Nov 8, 2007 14:09 GMT  ·  By

Google employees are allowed that 20% of the time they spend at work be spent towards personal projects that might prove to be useful to Google in the future. Creativity is as such encouraged and the feature implemented today is a result of this particular program that the Mountain View giant started.

The two engineers that came up with the idea explained it on the official Google Reader Blog: "As a blogger I like to include a blogroll on my site so that friends, family and other readers can take a look at what I like to read. It's also a nice way to give a shout out to the authors of the blogs that I like. However, maintaining a blogroll can be a bit of a pain as your subscriptions ebb and flow. As a heavy user of Google Reader, I figured that the best way to get a blogroll would be to have Reader generate it for me, based on my subscriptions. This didn't seem to hard, so I chatted to the Reader team and then set about implementing a this feature in my 20% time, " says Steve Lacey, the first of the two.
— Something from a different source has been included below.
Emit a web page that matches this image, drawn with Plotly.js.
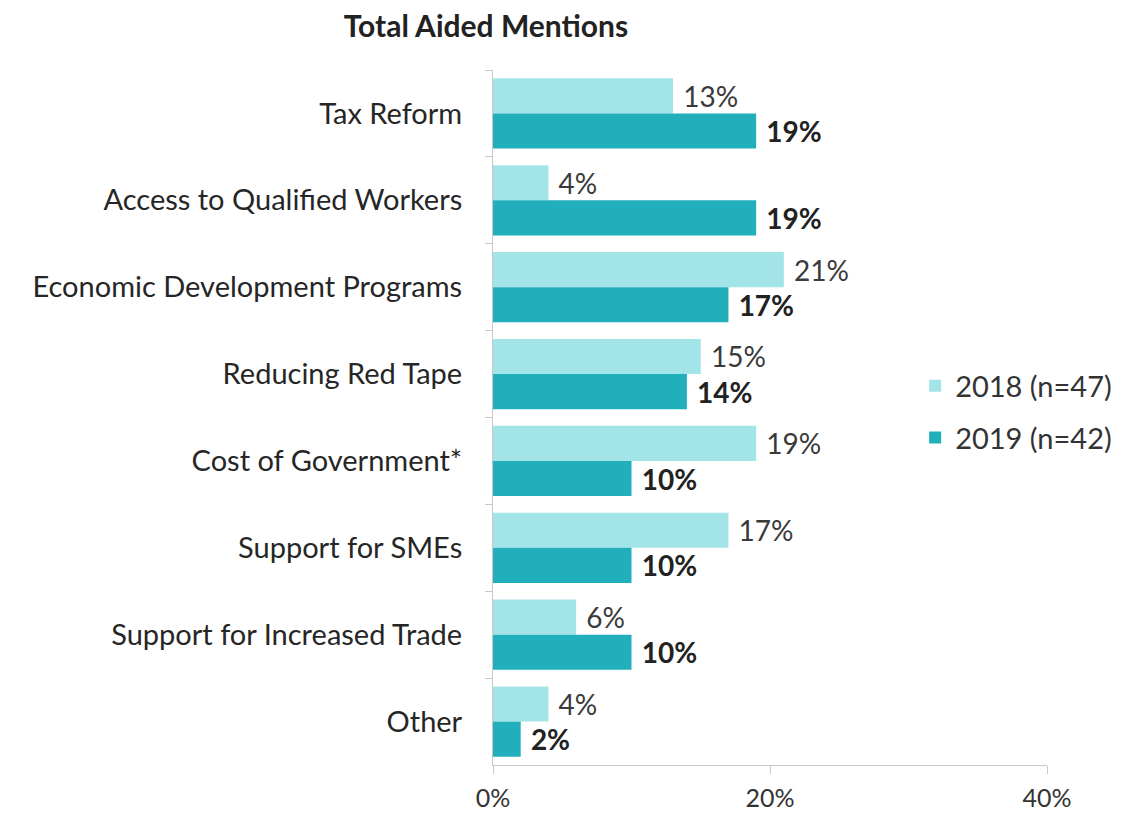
<!DOCTYPE html>
<html>
<head>
<meta charset="utf-8">
<script src="https://cdn.plot.ly/plotly-3.0.1.min.js"></script>
<style>html,body{margin:0;padding:0;background:#fff;}#chart{width:1138px;height:814px;}</style>
</head>
<body>
<div id="chart"></div>
<script>
var categories = ["Tax Reform", "Access to Qualified Workers", "Economic Development Programs", "Reducing Red Tape", "Cost of Government*", "Support for SMEs", "Support for Increased Trade", "Other"];
var values2018 = [13, 4, 21, 15, 19, 17, 6, 4];
var values2019 = [19, 19, 17, 14, 10, 10, 10, 2];
var seriesNames = ["2018 (n=47)", "2019 (n=42)"];
var tickVals = [0, 20, 40];
var tickText = ["0%", "20%", "40%"];

var fontFam = "Lato, 'Open Sans', sans-serif";
var traces = [
  {type: "bar", orientation: "h", name: seriesNames[0], y: categories, x: values2018,
   marker: {color: "#A3E4E9"}, legendgroup: "a",
   texttemplate: "\u00a0%{x}%", textposition: "outside", cliponaxis: false,
   textfont: {family: fontFam, size: 28, color: "#3a3a3a"}, hoverinfo: "x+y"},
  {type: "bar", orientation: "h", name: seriesNames[1], y: categories, x: values2019,
   marker: {color: "#21AFBB"}, legendgroup: "b",
   texttemplate: "\u00a0<b>%{x}%</b>", textposition: "outside", cliponaxis: false,
   textfont: {family: fontFam, size: 28, color: "#222"}, hoverinfo: "x+y"}
];

var layout = {
  width: 1138, height: 814,
  margin: {l: 493, r: 91, t: 70, b: 49},
  paper_bgcolor: "#fff", plot_bgcolor: "#fff",
  barmode: "group", bargap: 0.19, bargroupgap: 0,
  font: {family: fontFam, color: "#333"},
  title: {text: "<b>Total Aided Mentions</b>", font: {family: fontFam, size: 30, color: "#222"},
          xref: "container", x: 0.427, xanchor: "center", yref: "container", y: 0.967, yanchor: "middle"},
  xaxis: {range: [0, 40], tickvals: tickVals, ticktext: tickText, showgrid: false, zeroline: false,
          showline: true, linecolor: "#c8c8c8", linewidth: 1, ticks: "outside", ticklen: 8, tickcolor: "#c8c8c8",
          ticklabelstandoff: 3,
          tickfont: {family: fontFam, size: 25, color: "#333"}, fixedrange: true},
  yaxis: {autorange: "reversed", showgrid: false, zeroline: false, showline: true, linecolor: "#c8c8c8", linewidth: 1,
          ticks: "outside", tickson: "boundaries", ticklen: 7, tickcolor: "#c8c8c8",
          tickfont: {family: fontFam, size: 29, color: "#262626"}, ticklabelstandoff: 24, fixedrange: true},
  legend: {x: 0.762, y: 0.508, xanchor: "left", yanchor: "middle", font: {family: fontFam, size: 29, color: "#333"},
           tracegroupgap: 11, bgcolor: "rgba(0,0,0,0)"},
  showlegend: true
};

Plotly.newPlot("chart", traces, layout, {displayModeBar: false, staticPlot: true});
</script>
</body>
</html>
The second, Dolapo Falola, explains his part in all of it: "One of my favorite Google Reader features is the ability to read feeds on my mobile phone. I'm a New Yorker so I'm out and about quite a bit without a computer. [?]I've been taking advantage of this opportunity to add small (pun intended) features to Google Reader Mobile. Some of the more interesting features I've added are the ability to see trends data on which feeds are viewed on mobile, as well as the ability to change the number of items displayed at once, or disable reformatting linked web sites for mobile phones. The latter in particular is especially useful for iPhone and other smart phones that are capable of properly displaying sites."

This new feature will help spread the Google Reader technology across the web and give Google another data point about blogs and feeds which could become another factor for it to consider in its blog search algorithm. Score one for the bloggers and about 10 for Google on this.